Jurassic World Dominion
/image credit: Landmark Media/Alamy
“God blessed them, and God said to them, ‘Be fruitful and multiply, and fill the earth and subdue it; and have dominion over the fish of the sea and over the birds of the air and over every living thing that moves upon the earth.’” Genesis 1:26-28
The translation of “subdue” and “dominion” in this passage has long been disputed. Is our relationship to the earth one of care and responsibility, or control and domination? As our planet continues to be devastated by the largely irreversible effects of climate change, brought on and exacerbated by our need to extract every ounce of profit from the land regardless of the outcome, we see how very catastrophic bad theology can be.
In that sense, Dominion is great subtitle for Jurassic Park movie, as the series wrestles with the same questions at stake in our translation of Genesis 1: humanity’s (in)ability to respect the power and forces of nature, and the dangers of trying to harness (and monetize) forces that are greater than ourselves.
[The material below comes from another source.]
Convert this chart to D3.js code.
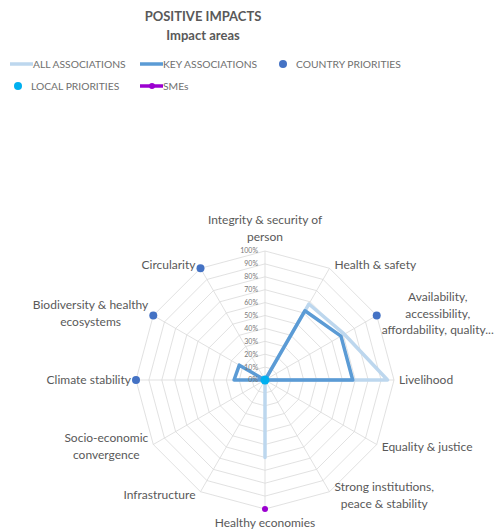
<!DOCTYPE html>
<meta charset="utf-8">
<style>
body { margin: 0; background: #fff; }
text { font-family: Lato, "Open Sans", sans-serif; fill: #595959; }
.grid { fill: none; stroke: #d9d9d9; stroke-width: 0.8; }
</style>
<body>
<script src="https://cdn.jsdelivr.net/npm/d3@7"></script>
<script>

// impact areas, clockwise from the top
var areas = ["Integrity & security of|person", "Health & safety",
  "Availability,|accessibility,|affordability, quality...", "Livelihood",
  "Equality & justice", "Strong institutions,|peace & stability",
  "Healthy economies", "Infrastructure", "Socio-economic|convergence",
  "Climate stability", "Biodiversity & healthy|ecosystems", "Circularity"];

// series values (0..1), null = no point
var allAssoc =   [0, 0.68, 0.71, 0.95, 0, 0, 0.60, 0, 0, 0, 0, 0];
var keyAssoc =   [0, 0.62, 0.68, 0.68, 0, 0, 0, 0, 0, 0.24, 0.23, 0];
var countryPri = [null, null, 1, null, null, null, null, null, null, 1, 1, 1];
var localPri =   [0, null, null, null, null, null, null, null, null, null, null, null];
var smes =       [null, null, null, null, null, null, 1, null, null, null, null, null];
var ticks = [0, 0.1, 0.2, 0.3, 0.4, 0.5, 0.6, 0.7, 0.8, 0.9, 1];

var legendItems = [
  {name: "ALL ASSOCIATIONS", type: "line", color: "#bdd7ee"},
  {name: "KEY ASSOCIATIONS", type: "line", color: "#5b9bd5"},
  {name: "COUNTRY PRIORITIES", type: "dot", color: "#4472c4"},
  {name: "LOCAL PRIORITIES", type: "dot", color: "#00b0f0"},
  {name: "SMEs", type: "linedot", color: "#9b00d0"}
];

var width = 500, height = 531;
var cx = 265, cy = 380, R = 129;

var svg = d3.select("body").append("svg")
    .attr("width", width)
    .attr("height", height);

var r = d3.scaleLinear().domain([0, 1]).range([0, R]);
var angle = d3.scaleLinear().domain([0, areas.length]).range([0, 2 * Math.PI]);

function px(i, v) { return cx + r(v) * Math.sin(angle(i)); }
function py(i, v) { return cy - r(v) * Math.cos(angle(i)); }

// title
svg.append("text").attr("x", 203).attr("y", 21).attr("text-anchor", "middle")
  .style("font-size", "13px").style("font-weight", "bold").text("POSITIVE IMPACTS");
svg.append("text").attr("x", 203).attr("y", 40).attr("text-anchor", "middle")
  .style("font-size", "13px").style("font-weight", "bold").text("Impact areas");

// legend
var legendPos = [[10, 64], [140, 64], [275, 64], [10, 86], [140, 86]];
legendItems.forEach(function(d, i) {
  var g = svg.append("g").attr("transform", "translate(" + legendPos[i][0] + "," + legendPos[i][1] + ")");
  if (d.type != "dot") {
    g.append("line").attr("x1", 0).attr("x2", 23).attr("y1", 0).attr("y2", 0)
      .attr("stroke", d.color).attr("stroke-width", 3.5);
  }
  if (d.type == "dot") {
    g.append("circle").attr("cx", 8).attr("cy", 0).attr("r", 4).attr("fill", d.color);
  }
  if (d.type == "linedot") {
    g.append("circle").attr("cx", 12).attr("cy", 0).attr("r", 3).attr("fill", d.color);
  }
  g.append("text").attr("x", d.type == "dot" ? 21 : 23).attr("y", 0).attr("dy", "0.35em")
    .style("font-size", "10.3px").style("fill", "#6f6f6f").text(d.name);
});

// grid rings
var ring = d3.lineRadial().angle(function(d, i) { return angle(i); }).curve(d3.curveLinearClosed);
var grid = svg.append("g").attr("transform", "translate(" + cx + "," + cy + ")");
ticks.slice(1).forEach(function(t) {
  grid.append("path").attr("class", "grid")
    .attr("d", ring.radius(r(t))(areas));
});
areas.forEach(function(a, i) {
  grid.append("line").attr("class", "grid")
    .attr("x1", 0).attr("y1", 0)
    .attr("x2", r(1) * Math.sin(angle(i))).attr("y2", -r(1) * Math.cos(angle(i)));
});

// series lines
function drawSeries(vals, color) {
  svg.append("path")
    .datum(vals)
    .attr("fill", "none")
    .attr("stroke", color)
    .attr("stroke-width", 3.5)
    .attr("stroke-linejoin", "round")
    .attr("d", d3.line()
      .x(function(d, i) { return px(i, d); })
      .y(function(d, i) { return py(i, d); })
      .curve(d3.curveLinearClosed));
}
drawSeries(allAssoc, "#bdd7ee");
drawSeries(keyAssoc, "#5b9bd5");

// point series
function drawDots(vals, color, rad) {
  vals.forEach(function(v, i) {
    if (v === null) return;
    svg.append("circle").attr("cx", px(i, v)).attr("cy", py(i, v))
      .attr("r", rad).attr("fill", color);
  });
}
drawDots(countryPri, "#4472c4", 4);
drawDots(localPri, "#00b0f0", 4.5);
drawDots(smes, "#9b00d0", 3);

// tick labels
svg.selectAll(".tick").data(ticks).enter().append("text")
  .attr("x", cx - 7).attr("y", function(d) { return cy - r(d); })
  .attr("dy", "0.35em").attr("text-anchor", "end")
  .style("font-size", "7px").style("fill", "#777")
  .text(function(d) { return Math.round(d * 100) + "%"; });

// axis labels
var lh = 16.5;
areas.forEach(function(a, i) {
  var lines = a.split("|");
  var s = Math.sin(angle(i)), c = Math.cos(angle(i));
  var x0 = px(i, 1), y0 = py(i, 1);
  var g = svg.append("g");
  var texts = lines.map(function(l) {
    return g.append("text").style("font-size", "12px").attr("text-anchor", "middle").text(l);
  });
  var w = d3.max(texts, function(t) { return t.node().getComputedTextLength(); });
  var h = lines.length * lh;
  var bx, by;
  if (s > 0.1) bx = x0 + 5 + w / 2;
  else if (s < -0.1) bx = x0 - 5 - w / 2;
  else bx = x0;
  if (Math.abs(s) > 0.1) by = y0 - c * 4;
  else by = y0 - c * (h / 2 + 6);
  texts.forEach(function(t, k) {
    t.attr("x", bx).attr("y", by - h / 2 + lh * k + lh / 2).attr("dy", "0.35em");
  });
});

</script>
</body>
The series’ heroes are those who recognize their place as stewards of and partners with the chaos of nature, and those who try to control or manipulate usually find themselves on the wrong end of a tyrannosaurus (though arguably there’s isn’t a right end.)
This series, however, hasn’t worked well since long before the B.C. era (Before Chris.) In an ironic way, this franchise has mimicked in its filmmaking the very thing it critiques: going again and again to a well that has long been dry, extracting every ounce of remaining profit regardless of how it spoils the source. In this latest (and allegedly final) entry, Dominion looks to the ever-bankable nostalgia, bringing back series veterans Laura Dern, Sam Neil, and Jeff Goldblum, without giving them very much to do. The pairing of these original Jurassic Park characters, whose primary heroism was survival and surrender, with the characters of the Jurassic World trilogy who punch, stab, and clothesline dinosaurs, creates an unstable concoction--like the classic science-fair volcanoes made from vinegar and baking soda.
As much as ever we need movies remind us of the dangers of trying to control the uncontrollable, and to monetize ourselves to death. Nonetheless, even studios should learn the timeless truth from the original film: that just because it can be lucrative to do things like bringing dinosaurs back to life, or fracking oil from the earth, or bringing Laura Dern back to a franchise to say things old people think young people still say like “slide into my DMs”… it doesn’t mean you should.